A question about spam

I get between ten and fifty spam comments a day that feature long lists of linked urls.

WordPress, by default, moderates all comments with more than three linked urls.

By default. Like, I don’t have to know anything about blogging or spam for this to happen. It does it for me. I assume other blogging software does similar stuff. So these comments never get through. Never.

So if the spam never gets through, what’s the point? Who is it reaching? Who is the target audience?

Seriously, I have no idea.

But if you scroll past the list of moderated spam comments, it’s kind of funny. It all blurs together, so you end up seeing things about having anal sex with vicodin.

6 comments

  1. MJR/slef says:

    The problem with web spam is it’s even cheaper than email. It only needs a vanishingly small proportion to appear for it to be worthwhile for the spammer. I added arbitrary random delays into my comment forms so that my site costs them more to spam, but I think it’s not enough of a delay to be much of an inconvenience for real commenters.

  2. Ben Gruagach says:

    I have the same problem although the spam comes in the form of junk article submissions. All article submissions on my website are moderated so the only person who ever sees them is me.

    I don’t understand how it’s helpful to the spammers to waste their time posting junk article submissions to my site that never get posted anyways. I just delete them when I spot them. Articles won’t appear on my website without my approval so the spam never sees an audience outside me.

    I get the feeling these spammers are just robots or programs anyways.
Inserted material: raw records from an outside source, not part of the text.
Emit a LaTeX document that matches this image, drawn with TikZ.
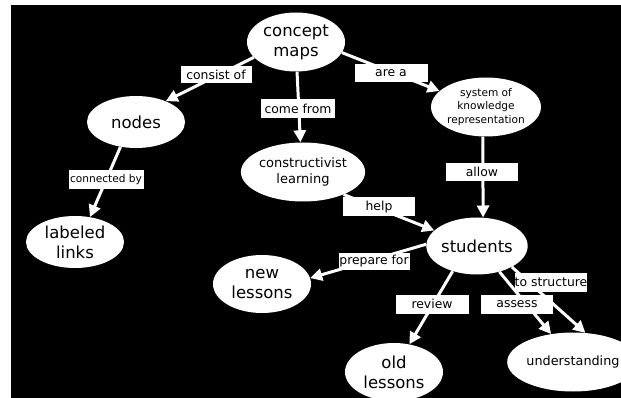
\documentclass[tikz,border=0pt]{standalone}
\usepackage{fontspec}
\setmainfont{DejaVu Sans}
\usetikzlibrary{shapes.geometric,arrows.meta}
\tikzset{
  concept/.style={ellipse, fill=white, draw=none, inner sep=0pt,
    minimum width=98pt, minimum height=56pt, text=black, align=center,
    font=\fontsize{16.5}{20}\selectfont},
  linklabel/.style={rectangle, fill=white, draw=none, inner sep=0pt,
    minimum width=72pt, minimum height=18pt, text=black,
    font=\fontsize{12.4}{14}\selectfont},
  conn/.style={draw=white, line width=3pt,
    -{Triangle[length=12pt,width=12pt]}, shorten >=0pt}
}
\begin{document}
\begin{tikzpicture}[x=1pt,y=-1pt]
\useasboundingbox (0,0) rectangle (621,398);
\fill[white] (0,0) rectangle (621,398);
\fill[black] (11,5) rectangle (621,398);

% concepts
\node[concept, minimum height=59pt] (conc) at (296,42) {concept\\maps};
\node[concept, minimum height=52pt] (nodes) at (136,122) {nodes};
\node[concept, minimum height=52pt] (links) at (75,242) {labeled\\links};
\node[concept, minimum height=59pt, font=\fontsize{13}{16}\selectfont] (cons) at (303,172) {constructivist\\learning};
\node[concept, minimum width=92pt, minimum height=59pt, font=\fontsize{10.6}{13.5}\selectfont] (sys) at (486,107) {\raisebox{3pt}{\begin{tabular}{@{}c@{}}system of\\knowledge\\representation\end{tabular}}};
\node[concept, minimum height=57pt] (stud) at (477,246) {students};
\node[concept, minimum height=58pt] (newl) at (262,284) {new\\lessons};
\node[concept, minimum height=58pt] (oldl) at (394,372) {old\\lessons};
\node[concept, minimum width=96pt, minimum height=59pt, font=\fontsize{12.8}{15}\selectfont] (und) at (573,362) {understanding};

% connectors
\draw[conn] (conc.200) -- (nodes.35);
\draw[conn] (conc.-88) -- (cons.95);
\draw[conn] (conc.-13) -- (sys.161);
\draw[conn] (nodes.238) -- (links.59);
\draw[conn] (cons.-29) -- (stud.160);
\draw[conn] (sys.264) -- (stud.78);
\draw[conn] (stud.178) -- (newl.7);
\draw[conn] (stud.226) -- (oldl.61);
\draw[conn] (stud.311) -- (und.128);
\draw[conn] (stud.-31) -- (und.67);

% link labels
\node[linklabel, minimum width=71pt, minimum height=17pt] (lconsist) at (216,75) {consist of};
\node[linklabel, minimum width=74pt, minimum height=19pt] (lcome) at (298,109) {come from};
\node[linklabel, minimum width=73pt] (lare) at (391,73) {are a};
\node[linklabel, minimum width=75pt, minimum height=19pt, font=\fontsize{10.6}{12}\selectfont] (lconn) at (106,180) {connected by};
\node[linklabel] (lallow) at (482,172) {allow};
\node[linklabel, minimum height=19pt] (lhelp) at (379,207) {help};
\node[linklabel, minimum width=71pt, minimum height=17pt] (lprep) at (374,261) {prepare for};
\node[linklabel, minimum width=73pt, minimum height=19pt] (lreview) at (432,304) {review};
\node[linklabel, minimum height=19pt] (lassess) at (517,304) {assess};
\node[linklabel, minimum height=19pt] (lstruct) at (551,282) {to structure};
\end{tikzpicture}
\end{document}
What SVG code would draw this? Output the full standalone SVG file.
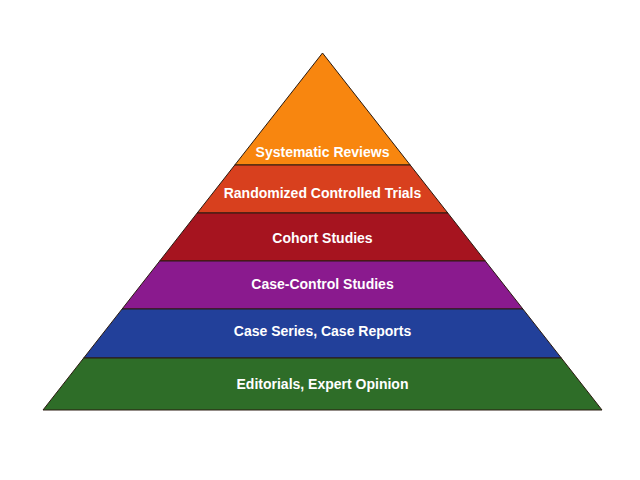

Does anyone know if they are really people taking the time to craft and manually post the junk or if it’s automated? Just curious.

  3. Veronica says:

    It’s bots. Anyone can buy a program that will spam post whatever addresses they want.

  4. deblipp says:

    So you buy a program and it auto-runs; how many people have to actually respond to make it worthwhile?

    It’s not even the normal spam that kills me, because I understand that many people equipped with little more than email and ignorance will click through, but blogger spam? Aren’t bloggers just a wee tad more savvy?

  5. It’s usually bots – but sometimes there’s a person in the loop, where they’re either looking for very specific keywords, or they’re looking for sites that link back to another specific site. Sometimes there’s a person in the loop to bypass the CAPCHA test used (the funny-shaped nonsense words used to verify that you’re human). Some porn spammers trade free porn in return for people cracking CAPCHA codes.

    But it isn’t just advertising, the links are actually worth something – they’re trying to game the search engines that crawl these sites. By leaving comment spam, your site contains their keywords, along with a link to their site – which in turn boosts their Google mojo.

    Okay, that’s unfair to Google, because they’re pretty good at weeding these spambags out – but other search engines aren’t so good.

    As for how may people need to respond to make it worthwhile? For email spam, I think you only need a 4% response rate to make it pay off, and there you need to purchase the list of email addresses in addition to the server time to blast out your spam. I’d imagine that the economics of comment spam run even more in favor of the spammer – there are no lists to buy, just some cheap software to run. They probably can break even or profit at 1% or less…

    Sorry… that was probably more than you wanted to know 😉

  6. deblipp says:

    Actually, protected, that was fascinating. Thanks.